Convert number to hours:minutes

Given a number like 23456 how would I convert that to a number of hours and minutes.

I though that displaying the. Umber as a date how long ago/until would work, but it doesn’t.

Even here, the alert (set to date ago/until) is empty.

I seem to be having issues wrapping my head around how Shortcuts manages date conversion.

Maybe you are wanting to do something like this?

You could then parse that into an HH:mm format.

Ugh. I don’t understand why that is different. In mine I am calculating the difference from the adjusted date to now, and yours is calculating the difference from adjusted date to a variable containing… now???

And if I try to format the total time output as a hh:mm using custom date, 6 hours and 30 minutes becomes (current time + 6:30)

Here’s the shortcut.

Using “Now” I’m just being precise as I use that exact point in time twice.

I would parse the result as a string. It is. It isn’t a point in time, it is an elapsed or length of time. Not the same thing. You can’t treat it as a date/time - it isn’t one.

To draw a physical place sort of analogy, think of it like a date time is a location and the time length is a distance. Location and distance are not the same thing.

Before anyone wades in with space-time equivalence, I already know. I studied a lot of relativistic mechanics at university. :wink:

But, it’s inconsistent. If you use Totla time you get a time, which you can then display as a date which is (current date + total time). But you can’t do the calculation to be some other date value (like since/until) at all, even though that would make perfect sense given how total time works.

It’s hard for me to grok what is and is not going to work, so I keep running into this.

Get time between dates has these options for output.

None of them are dates.

The documentation explicitly states it outputs a number. Not a date.

What are you referring to such that this value is a date/time?

“6 hours and 30 minutes” is not a number.

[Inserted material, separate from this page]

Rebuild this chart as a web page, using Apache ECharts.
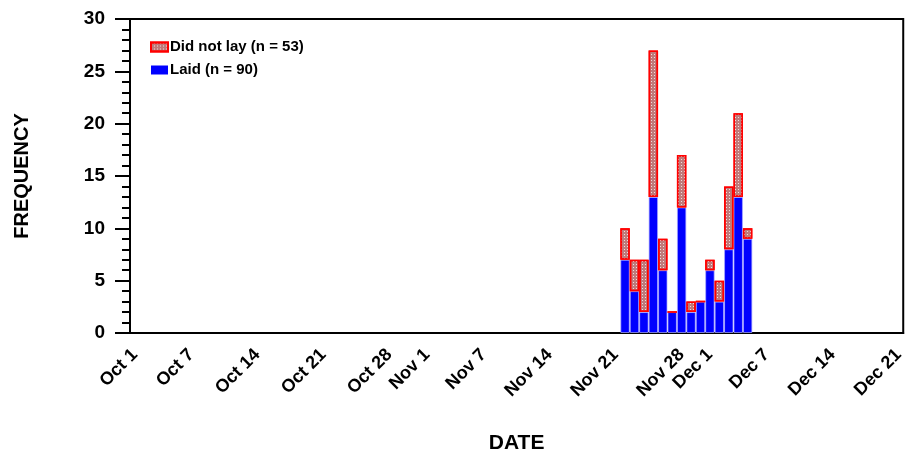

The result of get Time Between Dates is a number. The “In” parameter determines how that number is presented. In this case it is representing it as a string with multiple parts that equate to the whole. Think about “6 hours and 30 minutes”. That could be expressed as “90 m”, “6.5 hours”, “6 30’ 0"”, or “06:30:00”. It can’t be expressed as “New Year’s Day”, “tomorrow at noon”, or “now”, without first being given a point of origin on a time line and a direction. It needs a vector based expression.

You were asking for hh:mm. I figured giving you the format you could parse rather than expressing it as say purely minutes would be better as then you just had one thing to parse rather than multiple iterations to carry out to get multiple parts, or getting no further.

The alternative over all of this is a set of modulus based arithmetic on the original number.